Fragole di Curinga, avviato iter per ottenere marchio Igp
È stato avviato il procedimento per conferire alle fragole di Curinga l’indicazione geografica protetta. Nel piccolo comune del catanzarese si producono da decenni fragole di assoluta e riconosciuta qualità, tando che l’amministrazione comunale ha organizzato un incontro con gli imprenditori agricoli, l’obiettivo è quello di ottenere il riconoscimento dell’Igp.
D’altronde la Calabria può contare su 269 prodotti Agroalimentari Tradizionali e ben 38 denominazioni tra Dop, Igp e Igt. L’ultimo riconoscimento in ordine di tempo – e con risultati già visibili – è stato quello dell’IGP Olio di Calabria.
Le aziende produttrici di fragole a Curinga sono numerose. Ci sono due Op che lavorano e commercializzano le fragole esportandole in tutta Europa e ad Acconia da ben 24 anni si organizza, grazie all’impegno di un nutrito gruppo di giovani, l’ormai celeberrima Sagra della Fragola che richiama migliaia di visitatori.
Per il sindaco di Curinga, Vincenzo Serrao, l’incontro con i produttori “è stato solo il primo passo, ce ne saranno molti altri e presto potremo procedere alla costituzione del comitato promotore per l’Igp. L’impegno che abbiamo assunto come amministrazione comunale è quello di avere una visione precisa delle possibili direttrici di sviluppo del nostro territorio, la valorizzazione e la difesa delle fragole è una di queste”.
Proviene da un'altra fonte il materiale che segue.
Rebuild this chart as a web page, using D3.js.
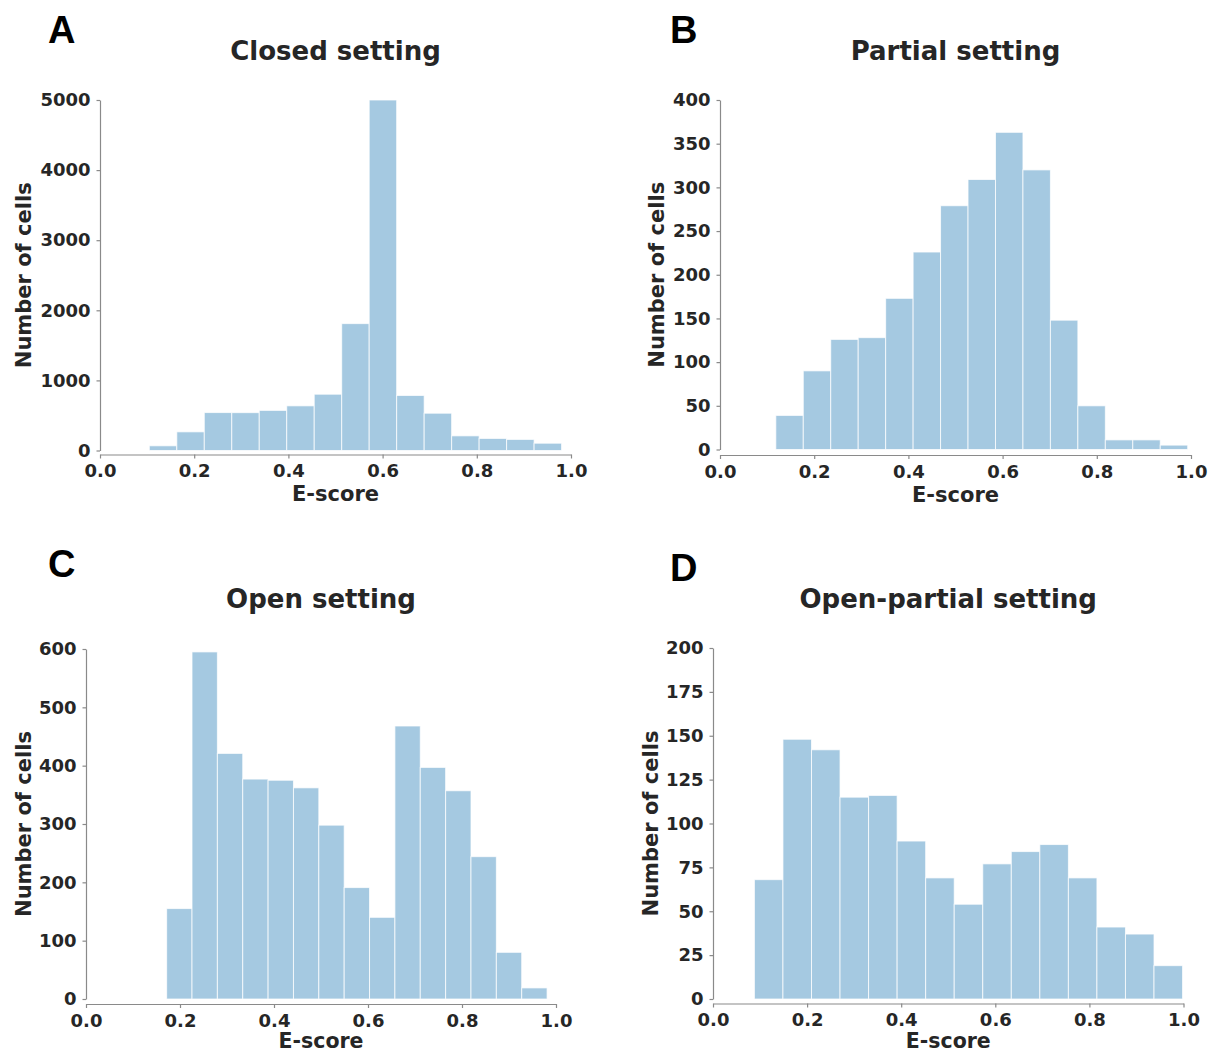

Mentre per il delegato dell’amministrazione alle tematiche agricole, Arcangelo Giampà, si tratta di un obiettivo alla portata “siamo consapevoli che si tratta di un percorso lungo e faticoso ma le premesse ci sono indiscutibilmente tutte. Le fragole di Acconia di Curinga – ha sottolineato Giampà – sono note per una qualità che è strettamente connessa alle caratteristiche pedologiche e climatiche dell’area produttiva di Acconia, attualmente parliamo di decine di aziende che lavorano circa 5 milioni di piantine ogni anno. La filiera della fragola si è scontrata in questi anni con alcune difficoltà, alcune prevedibili, altre no; penso agli investimenti sulla genetica che forse non sono stati corrispondenti alle necessità, ai costi di produzione che incidono sulla redditività delle aziende e poi all’assenza di un marchio come l’Igp che associasse il prodotto al territorio rendendolo più riconoscibile e tutelato”.